Understanding RL with Verifiable Rewards through Distribution Sharpening
Abstract
Reinforcement Learning has become a crucial step in training state-of-the-art language models for solving mathematical problems. Following the success of frontier reasoning models, recent work has demonstrated that RL fine-tuning consistently improves performance, even in smaller-scale models. However, the degree and rate of this improvement crucially depends on the choice of the pretrained model.

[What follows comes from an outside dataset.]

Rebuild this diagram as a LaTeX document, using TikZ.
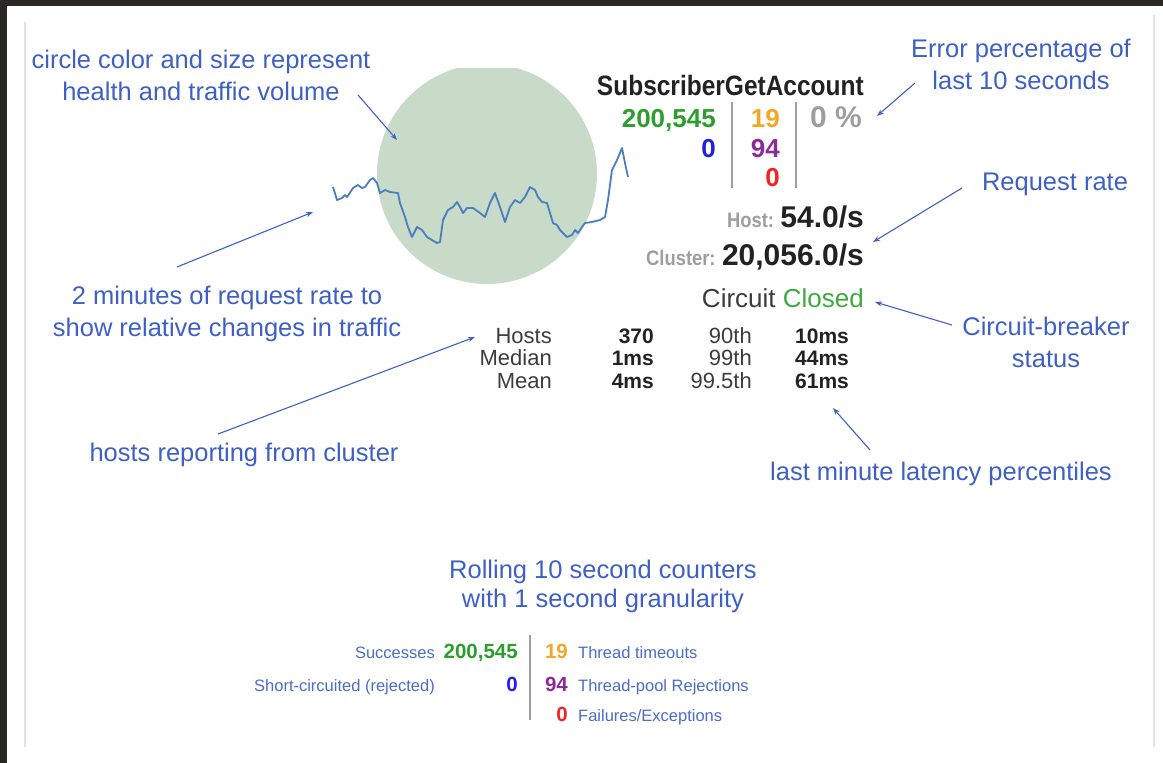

This emphasizes the importance of understanding the role of the pretraining dataset as a key (hidden) factor in determining the success of RL. In this talk, I will present a systematic end-to-end study of RL fine-tuning for mathematical reasoning, training models entirely from scratch on different mixtures of fully open datasets and fine-tuning them with RL. Doing so allows us to investigate the effects of the pretraining data mixture on the behavior of RL, and its interaction with the model size and choices of the algorithm hyperparameters. Our study reveals that RL algorithms consistently converge towards a dominant output distribution, amplifying patterns in the pretraining data.. Motivated by this finding, I will present in the second part of my talk, Prefix-RL. Instead of directly finetuning a reference model as in standard RL-finetuning, we finetune a small model to generate only the first $k$ tokens (e.g. $k=32$) of each solution, and then, generate the remainder of the response from the base model. We demonstrate that Prefix-RL offers significant improvements in accuracy across different choices of models and benchmarks for a tiny fraction of the training compute required for running standard RL methods. This talk is based on joint works with Rosie Zhao, Alex Meterez, Itamar Rocha Filho, Cengiz Pehlevan, Sham Kakade and Eran Malach.